After you have folded the dough several times it should look like it’s rising by now and growing in volume. Lightly flour your countertop and turn out the dough. Using a similar motion as the previous, grab one side of the dough and stretch it out far enough that you can wrap it fully over and around the other side of the dough, tucking it under with the other hand. The floured surface will now make the dough drier and more prepared for the final rise. Repeat this fold two or three more times until the ball starts to feel like a tight parcel, then push the ball around the counter in little circles using both hands cupped lightly around and your fingers to seal the folds underneath (see the video above). Let the parcel rest for ten or fifteen minutes, then turn it upside down into a banneton (optional) which is a basket made especially for letting bread rise. If you don’t have a banneton just move the dough onto or into whatever pan you will be baking it in/on. A banneton supports the bread in a roundish shape so it rises up instead of out, but at this point the dough should have made a pretty good little parcel which will bake just fine on its own. Using flour to coat whatever the bread is rising in/on is what prevents sticking, and all “non-stick” things will still stick to rising bread dough, except flour.

Now preheat the oven to 450˚ F (232˚ C). Once the dough is finally risen (about double in size, 40-80 minutes later), it’s ready to go into the dutch oven, or if you're using bread pans or a normal pan they can just go right in. An older version of this recipe, and most traditional bread-making methods, involve putting the dough into an already heated dutch oven, but heirloom grains cook too quickly using this method and this will cause the exterior to harden and to stay low and dense.

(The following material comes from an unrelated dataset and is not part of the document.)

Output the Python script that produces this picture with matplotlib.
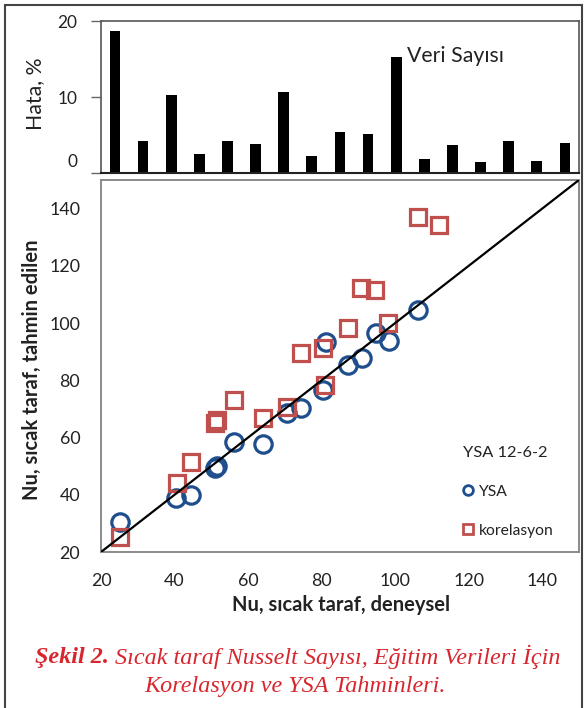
import matplotlib
matplotlib.use("Agg")
import matplotlib.pyplot as plt
from matplotlib.lines import Line2D
from matplotlib.patches import Rectangle
from matplotlib.transforms import ScaledTranslation

# ---------------- data ----------------
bar_index = list(range(1, 18))
hata = [18.7, 4.25, 10.3, 2.5, 4.25, 3.8, 10.7, 2.2, 5.4, 5.2, 15.3, 1.9, 3.7, 1.45, 4.25, 1.6, 3.9]
hata_ticks = [0, 10, 20]

ysa_x = [25.2, 40.4, 44.4, 51.0, 51.5, 56.2, 64.1, 70.5, 74.3, 80.4, 81.1, 87.3, 91.1, 94.8, 98.4, 106.3]
ysa_y = [30.5, 38.9, 39.9, 49.5, 50.2, 58.4, 57.6, 68.5, 70.2, 76.6, 93.5, 85.3, 87.7, 96.4, 93.8, 104.6]

kor_x = [25.2, 40.6, 44.4, 51.0, 51.5, 56.2, 64.1, 70.5, 74.3, 80.4, 80.9, 87.2, 90.8, 94.5, 98.1, 106.3, 112.0]
kor_y = [25.3, 44.0, 51.6, 65.0, 66.3, 73.1, 66.7, 70.6, 89.4, 91.2, 78.3, 98.2, 112.1, 111.5, 99.9, 137.2, 134.3]

ref_line = [20, 150]
nu_ticks = [20, 40, 60, 80, 100, 120, 140]

BLUE = "#1f4e8c"
RED = "#c0504d"
CAP_RED = "#d7262e"
FONT = ["Lato", "DejaVu Sans"]
plt.rcParams["font.family"] = FONT

fig = plt.figure(figsize=(5.85, 7.08), dpi=100)
renderer = fig.canvas.get_renderer()


def fit(txt, target_px, vertical=False):
    bb = txt.get_window_extent(renderer)
    cur = bb.height if vertical else bb.width
    txt.set_fontsize(txt.get_fontsize() * target_px / cur)
    return txt.get_fontsize()


# outer border
fig.patches.append(Rectangle((0.0085, -0.05), 0.9865, 1.043, transform=fig.transFigure,
                             fill=False, edgecolor="#444444", lw=1.5))

# ---------------- top bar chart ----------------
ax1 = fig.add_axes([0.1726, 0.7556, 0.817, 0.2147])
ax1.bar(bar_index, hata, width=0.38, color="black")
ax1.set_xlim(0.5, 17.5)
ax1.set_ylim(0, 20)
ax1.set_yticks(hata_ticks)
ax1.set_yticklabels([str(t) for t in hata_ticks])
ax1.set_xticks([])
ax1.tick_params(axis="y", direction="out", length=7, width=1, color="#666666", pad=10,
                labelsize=12, labelcolor="#222222")
for s in ["top", "right", "left"]:
    ax1.spines[s].set_color("#555555")
    ax1.spines[s].set_linewidth(1.2)
ax1.spines["bottom"].set_color("#222222")
ax1.spines["bottom"].set_linewidth(1.5)
yl1 = ax1.set_ylabel("Hata, %", fontsize=12, color="#222222")
ax1.yaxis.set_label_coords(-0.117, 0.52)
vs = ax1.text(11.38, 14.6, "Veri Sayısı", fontsize=12, va="baseline", ha="left", color="#222222")

# ---------------- scatter chart ----------------
ax2 = fig.add_axes([0.1726, 0.2203, 0.817, 0.5254])
ax2.plot(ref_line, ref_line, color="black", lw=1.6, zorder=3)
ax2.plot(ysa_x, ysa_y, linestyle="none", marker="o", markersize=12.5, markerfacecolor="none",
         markeredgecolor=BLUE, markeredgewidth=2.3, zorder=2)
ax2.plot(kor_x, kor_y, linestyle="none", marker="s", markersize=12, markerfacecolor="none",
         markeredgecolor=RED, markeredgewidth=2.3, zorder=2)
ax2.set_xlim(20, 150)
ax2.set_ylim(20, 150)
ax2.set_xticks(nu_ticks)
ax2.set_yticks(nu_ticks)
ax2.tick_params(axis="both", length=0, labelsize=12, pad=15, labelcolor="#222222")
for s in ax2.spines.values():
    s.set_color("#8a8a8a")
    s.set_linewidth(1.4)
xl2 = ax2.set_xlabel("Nu, sıcak taraf, deneysel", fontsize=12, fontweight="bold", color="#222222")
yl2 = ax2.set_ylabel("Nu, sıcak taraf, tahmin edilen", fontsize=12, fontweight="bold", color="#222222")
ax2.xaxis.set_label_coords(0.503, -0.116)
ax2.yaxis.set_label_coords(-0.124, 0.489)

# caption
cap1a = fig.text(0, 0.072, "Şekil 2.", fontsize=15, family="Liberation Serif", style="italic",
                 weight="bold", color=CAP_RED, ha="left", va="center")
cap1b = fig.text(0, 0.072, " Sıcak taraf Nusselt Sayısı, Eğitim Verileri İçin", fontsize=15,
                 family="Liberation Serif", style="italic", color=CAP_RED, ha="left", va="center")
cap2 = fig.text(0.505, 0.031, "Korelasyon ve YSA Tahminleri.", fontsize=15, family="Liberation Serif",
                style="italic", color=CAP_RED, ha="center", va="center")

# sizing probes for the legend texts
probe_title = fig.text(0, 0, "YSA 12-6-2", fontsize=12)
probe_entry = fig.text(0, 0, "korelasyon", fontsize=11)

fig.canvas.draw()

# ---- size texts to the reference extents ----
lab20 = [t for t in ax1.get_yticklabels() if t.get_text() == "20"][0]
ax1.tick_params(axis="y", labelsize=fit(lab20, 20))
fit(yl1, 72, vertical=True)
fit(vs, 96)
lab140 = [t for t in ax2.get_yticklabels() if t.get_text() == "140"][0]
ax2.tick_params(axis="both", labelsize=fit(lab140, 31))
yl2.set_fontsize(fit(xl2, 217))
title_fs = fit(probe_title, 84)
entry_fs = fit(probe_entry, 75)
probe_title.remove()
probe_entry.remove()

# caption line 1 width 525 px, centred at x = 298
wa = cap1a.get_window_extent(renderer).width
wb = cap1b.get_window_extent(renderer).width
k = 525 / (wa + wb)
cs = cap1a.get_fontsize() * k
cap1a.set_fontsize(cs)
cap1b.set_fontsize(cs)
cap2.set_fontsize(cs)
fig.canvas.draw()
wa = cap1a.get_window_extent(renderer).width
wb = cap1b.get_window_extent(renderer).width
x0 = 298 - (wa + wb) / 2
cap1a.set_x(x0 / fig.bbox.width)
cap1b.set_x((x0 + wa) / fig.bbox.width)

# legend
handles = [
    Line2D([], [], linestyle="none", marker="o", markersize=7, markerfacecolor="none",
           markeredgecolor=BLUE, markeredgewidth=2),
    Line2D([], [], linestyle="none", marker="s", markersize=7.5, markerfacecolor="none",
           markeredgecolor=RED, markeredgewidth=2),
]
leg = ax2.legend(handles, ["YSA", "korelasyon"], title="YSA 12-6-2", loc="upper left",
                 bbox_to_anchor=(0.757, 0.285), frameon=False, fontsize=entry_fs,
                 title_fontsize=title_fs, labelspacing=1.58, handlelength=0.7, handletextpad=0.35,
                 borderaxespad=0, borderpad=0, alignment="left")
for t in leg.get_texts():
    t.set_color("#222222")
leg.get_title().set_color("#222222")
fig.canvas.draw()

# shift the "0" label of top chart up as in reference
for lbl in ax1.get_yticklabels():
    if lbl.get_text() == "0":
        lbl.set_transform(lbl.get_transform() + ScaledTranslation(0, 13 / 100, fig.dpi_scale_trans))

fig.savefig("out.png", dpi=100)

I’ve found it’s better for this recipe to put the pan into the oven along with the bread, which allows the yeast more time to rise while both heat up. But this increases the chance of sticking, so generously oil the bottom of the pan before you place the dough inside. You can also bake the bread on a cookie sheet over a piece of parchment paper, though the dutch oven helps the bread have a chewy crust. You can know if the dough is ready by slightly touching the exterior of the dough—if it bounces back quickly it’s not ready yet. If it bounces back slowly it’s ready to bake. If it doesn’t bounce back at all, you’ve over-proved it and can still bake but it will most likely deflate in the oven. After the dough is turned out into the pan, use the razor blade to slash one long gash into the top of the bread dough, then make another one exactly perpendicular to the first. This is not necessary at all and you can skip it if you don't want to do it. This just cuts the drier outer layer apart so that the inside can rise a little more and gives the loaf those nice crispy ears that are a hallmark of sourdough. The trick is to slice fairly quickly and with strength, or as Julia Child would say, "with the courage of your convictions." The bread will still turn out great if you don't have a razor blade or can't slice it right. Even the sharpest knife will catch on the dough— it can only be done with a razor blade so if you don't have one, don't worry about cutting it. 

Now pop the bread, dutch oven, or whatever into the oven, replacing the lid if there is one. If you are using a dutch oven it cooks in there for about 35-45 minutes until it’s a nice deep golden brown (smaller loaves need less time). If using pans bake for 30 minutes or until it turns golden brown. Once this has been achieved and your home filled with the scent of fresh baked bread, remove from oven and place on a cooling rack or a dry, clean part of the kitchen. As tempting as it is, DO NOT slice open for at least 15-20 FULL MINUTES. If you do open the bread before that time the steam will rapidly condense onto the interior and turn it soggy. Afterward you can open up that baby and slather it with grass fed butter and chow down to your heart's content. If you prefer a more sour-tasting sourdough, put the dough in the fridge overnight (8 hours) for the final proofing (the state before preheating the oven) and bake the next morning instead. If you prefer a less sour dough you can skip the two-hour resting phase in the beginning, getting the bread in the oven sooner.